--- Begin Given information ---
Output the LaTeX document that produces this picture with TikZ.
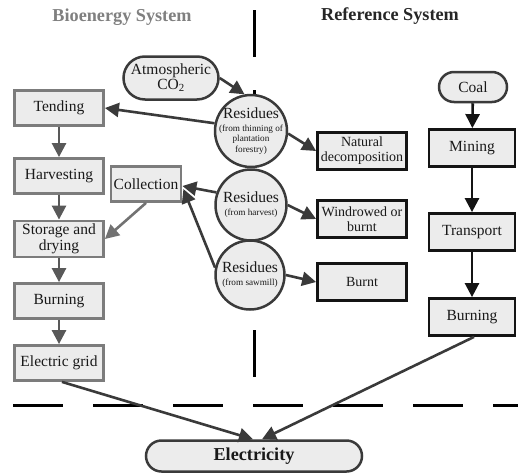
\documentclass[tikz,border=0pt]{standalone}
\usepackage{fontspec}
\setmainfont{Liberation Serif}
\usetikzlibrary{arrows.meta,shapes.misc,calc}
\definecolor{fillc}{HTML}{ECECEC}
\definecolor{grayb}{HTML}{7C7C7C}
\definecolor{darkc}{HTML}{3A3A3A}
\definecolor{bioarr}{HTML}{595959}
\definecolor{titlegray}{HTML}{808080}
\newcommand{\bigf}{\fontsize{15.5}{16.5}\selectfont}
\newcommand{\smallf}{\fontsize{9.2}{10.2}\selectfont}
\begin{document}
\begin{tikzpicture}[x=1pt,y=-1pt,
 every node/.style={font=\bigf, text=black!90},
 graybox/.style={draw=grayb, line width=2.8pt, fill=fillc, minimum width=89pt, minimum height=35pt, inner sep=1pt, align=center},
 blackbox/.style={draw=black!92, line width=2.8pt, fill=fillc, minimum width=89pt, minimum height=37pt, inner sep=1pt, align=center},
 fatebox/.style={blackbox, font=\fontsize{14}{15}\selectfont},
 rescirc/.style={circle, draw=darkc, line width=2.5pt, fill=fillc, minimum size=71pt, inner sep=0pt},
 restext/.style={align=center, inner sep=0pt, font=\smallf},
 pill/.style={rounded rectangle, draw=darkc, line width=2.5pt, fill=fillc, inner sep=0pt, align=center},
 arr/.style={-{Triangle[length=14pt,width=14pt]}, line width=2.6pt},
 darkarr/.style={arr, draw=darkc},
 bioarrow/.style={arr, draw=bioarr},
 blackarrow/.style={arr, draw=black!92},
 divider/.style={line width=3pt, draw=black}
]
\useasboundingbox (0,0) rectangle (518,474);

% dividers
\coordinate (vtop) at (254,10);
\coordinate (vbot) at (254,385);
\coordinate (hl) at (13,405);
\coordinate (hr) at (522,405);
\draw[divider, dash pattern=on 47pt off 33pt] (vtop) -- (vbot);
\draw[divider, dash pattern=on 50pt off 30pt] (hl) -- (hr);

% titles
\node[font=\fontsize{18.2}{20}\selectfont\bfseries, text=titlegray] (t1) at (122,17) {Bioenergy System};
\node[font=\fontsize{18.2}{20}\selectfont\bfseries, text=black!85] (t2) at (390,16) {Reference System};

% bioenergy chain
\node[graybox] (tend) at (59,108) {Tending};
\node[graybox] (harv) at (59,176) {Harvesting};
\node[graybox, minimum width=70pt] (coll) at (146,184) {Collection};
\node[graybox, minimum height=36pt, font=\fontsize{15.5}{16}\selectfont] (stor) at (59,239) {Storage and\\drying};
\node[graybox] (burn) at (59,301) {Burning};
\node[graybox] (grid) at (59,363) {Electric grid};

% atmospheric CO2
\node[pill, minimum width=95pt, minimum height=43pt, font=\fontsize{15.5}{15}\selectfont] (co2) at (171,78) {Atmospheric\\CO\textsubscript{2}};

% residues
\node[rescirc, minimum size=72pt] (res1) at (251,131) {};
\node[restext] (res1t) at (251,131) {{\bigf Residues}\\[2.8pt](from thinning of\\plantation\\forestry)};
\node[rescirc] (res2) at (251,205) {};
\node[restext] (res2t) at (251,205) {{\bigf Residues}\\[2.8pt](from harvest)};
\node[rescirc, minimum size=69pt] (res3) at (250,275) {};
\node[restext] (res3t) at (250,275) {{\bigf Residues}\\[2.8pt](from sawmill)};

% residue fates
\node[fatebox] (natd) at (362,151) {Natural\\decomposition};
\node[fatebox] (wind) at (362,219) {Windrowed or\\burnt};
\node[fatebox] (brnt) at (362,282) {Burnt};

% reference chain
\node[pill, minimum width=68pt, minimum height=30pt] (coal) at (473,87) {Coal};
\node[blackbox, minimum width=86pt] (mine) at (472,148) {Mining};
\node[blackbox, minimum width=86pt] (trans) at (472,232) {Transport};
\node[blackbox, minimum width=86pt] (bref) at (472,317) {Burning};

% electricity
\node[pill, minimum width=216pt, minimum height=31pt, font=\fontsize{18.2}{20}\selectfont\bfseries] (elec) at (254,456) {Electricity};

% arrows: bioenergy chain
\draw[bioarrow] (tend) -- (harv);
\draw[bioarrow] (harv) -- (stor);
\draw[bioarrow] (stor) -- (burn);
\draw[bioarrow] (burn) -- (grid);
\draw[bioarrow, draw=bioarr!85] (coll.south) -- (stor.east);

% residue arrows
\draw[darkarr] (co2.east) -- (res1.100);
\draw[darkarr] (res1.168) -- (tend.east);
\draw[darkarr] (res1.-4) -- (natd.west);
\draw[darkarr] (res2.160) -- ($(coll.east)+(0,2)$);
\draw[darkarr] (res3.168) -- ($(coll.east)+(1,5)$);
\draw[darkarr] (res2.east) -- (wind.west);
\draw[darkarr] (res3.east) -- (brnt.west);

% reference chain arrows
\draw[blackarrow] (coal) -- (mine);
\draw[blackarrow] (mine) -- (trans);
\draw[blackarrow] (trans) -- (bref);

% to electricity
\draw[darkarr] ($(grid.south)+(3,0)$) -- ($(elec.north)+(-1,0)$);
\draw[darkarr] ($(bref.south)+(2,0)$) -- ($(elec.north)+(8,0)$);
\end{tikzpicture}
\end{document}
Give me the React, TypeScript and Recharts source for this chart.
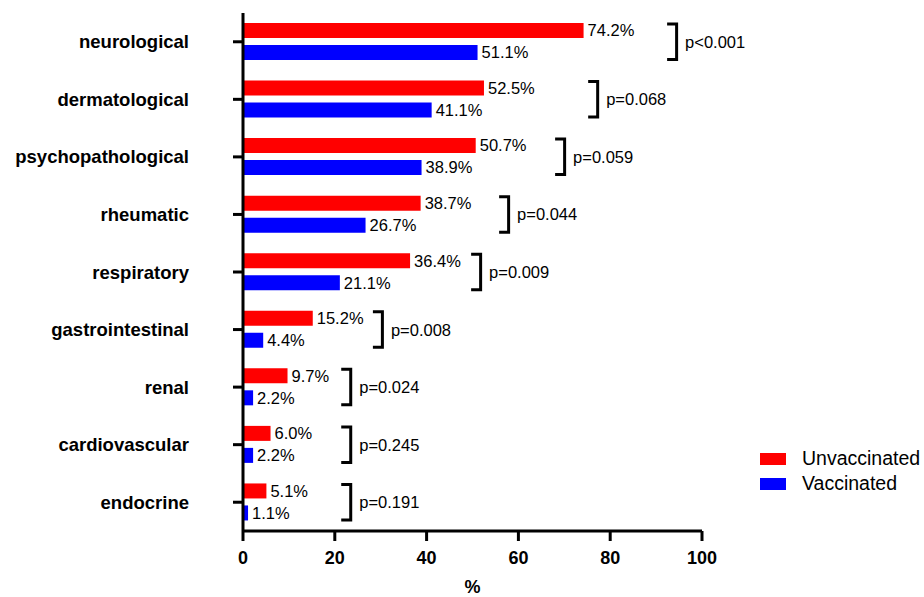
import React from 'react';
import { BarChart, Bar, XAxis, YAxis, LabelList, Legend } from 'recharts';

// ── Data ───────────────────────────────────────────────────────
const CATEGORIES = [
  'neurological', 'dermatological', 'psychopathological', 'rheumatic', 'respiratory',
  'gastrointestinal', 'renal', 'cardiovascular', 'endocrine',
];
const UNVACCINATED = [74.2, 52.5, 50.7, 38.7, 36.4, 15.2, 9.7, 6.0, 5.1];
const VACCINATED = [51.1, 41.1, 38.9, 26.7, 21.1, 4.4, 2.2, 2.2, 1.1];
const P_VALUES = [
  'p<0.001', 'p=0.068', 'p=0.059', 'p=0.044', 'p=0.009',
  'p=0.008', 'p=0.024', 'p=0.245', 'p=0.191',
];
// where each significance bracket sits, in % on the x axis
const BRACKET_AT = [92.4, 75.2, 68.0, 55.8, 49.7, 28.3, 21.4, 21.4, 21.4];
const X_TICKS = [0, 20, 40, 60, 80, 100];

const rows = CATEGORIES.map((name, i) => ({
  name,
  unvax: UNVACCINATED[i],
  vax: VACCINATED[i],
}));

const FONT = '"Liberation Sans", Arial, Helvetica, sans-serif';
const BAR_SIZE = 15;
const BAR_GAP = 7;

const pct = (v: any) => `${Number(v).toFixed(1)}%`;

// bracket spanning both bars of a category, plus its p-value
function PBracket(props: any) {
  const vb = props.viewBox ?? props;
  const x = Number(vb.x ?? props.x);
  const y = Number(vb.y ?? props.y);
  const w = Number(vb.width ?? props.width);
  const h = Number(vb.height ?? props.height);
  const value = Number(props.value);
  let i = props.index;
  if (i == null) i = UNVACCINATED.indexOf(value);
  if (!value || !w || i < 0) return null;

  const bx = x + (BRACKET_AT[i] * w) / value;
  const top = y + 1;
  const bottom = y + 2 * h + BAR_GAP - 0.5;
  return (
    <g>
      <path
        d={`M${bx},${top} L${bx + 9.5},${top} L${bx + 9.5},${bottom} L${bx},${bottom}`}
        fill="none"
        stroke="#000"
        strokeWidth={3}
      />
      <text
        x={bx + 18}
        y={(top + bottom) / 2}
        dominantBaseline="central"
        fontSize={16.5}
        fontFamily={FONT}
        fill="#000"
      >
        {P_VALUES[i]}
      </text>
    </g>
  );
}

function LegendBox({ payload }: any) {
  return (
    <div style={{ fontFamily: FONT, fontSize: 19.5, color: '#000' }}>
      {(payload ?? []).map((entry: any) => (
        <div key={entry.value} style={{ display: 'flex', alignItems: 'center', height: 25 }}>
          <span style={{ width: 26, height: 12, background: entry.color, marginRight: 16 }} />
          <span>{entry.value}</span>
        </div>
      ))}
    </div>
  );
}

export default function App() {
  return (
    <div style={{ position: 'absolute', left: 0, top: 0, width: 924, height: 597, background: '#fff', fontFamily: FONT }}>
      <BarChart
        width={924}
        height={597}
        data={rows}
        layout="vertical"
        margin={{ top: 13, right: 222, bottom: 0, left: 0 }}
        barGap={BAR_GAP}
      >
        <XAxis
          type="number"
          domain={[0, 100]}
          ticks={X_TICKS}
          height={66}
          tickSize={10}
          tickMargin={10}
          axisLine={{ stroke: '#000', strokeWidth: 3 }}
          tickLine={{ stroke: '#000', strokeWidth: 3 }}
          tick={{ fontSize: 18, fontWeight: 700, fill: '#000', fontFamily: FONT }}
          label={{
            value: '%', position: 'insideBottom', offset: 4,
            style: { fontSize: 18, fontWeight: 700, fill: '#000', fontFamily: FONT },
          }}
        />
        <YAxis
          type="category"
          dataKey="name"
          width={243}
          tickSize={10}
          tickMargin={44}
          axisLine={{ stroke: '#000', strokeWidth: 3 }}
          tickLine={{ stroke: '#000', strokeWidth: 3 }}
          tick={{ fontSize: 18.5, fontWeight: 700, fill: '#000', fontFamily: FONT }}
        />
        <Legend
          layout="horizontal"
          verticalAlign="middle"
          align="center"
          content={<LegendBox />}
          wrapperStyle={{ left: 760, top: 446, width: 170, height: 52 }}
        />
        <Bar dataKey="unvax" name="Unvaccinated" fill="#ff0000" barSize={BAR_SIZE} isAnimationActive={false}>
          <LabelList
            dataKey="unvax"
            position="right"
            offset={4}
            formatter={pct}
            style={{ fontSize: 16.5, fill: '#000', fontFamily: FONT }}
          />
          <LabelList dataKey="unvax" content={<PBracket />} />
        </Bar>
        <Bar dataKey="vax" name="Vaccinated" fill="#0000ff" barSize={BAR_SIZE} isAnimationActive={false}>
          <LabelList
            dataKey="vax"
            position="right"
            offset={4}
            formatter={pct}
            style={{ fontSize: 16.5, fill: '#000', fontFamily: FONT }}
          />
        </Bar>
      </BarChart>
    </div>
  );
}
--- End Given information ---
Give back the exact lines above, running from the one that has "Give me the" through the one that has "YAxis, LabelList, Legend", with nothing added and no pictures.

Give me the React, TypeScript and Recharts source for this chart.
import React from 'react';
import { BarChart, Bar, XAxis, YAxis, LabelList, Legend } from 'recharts';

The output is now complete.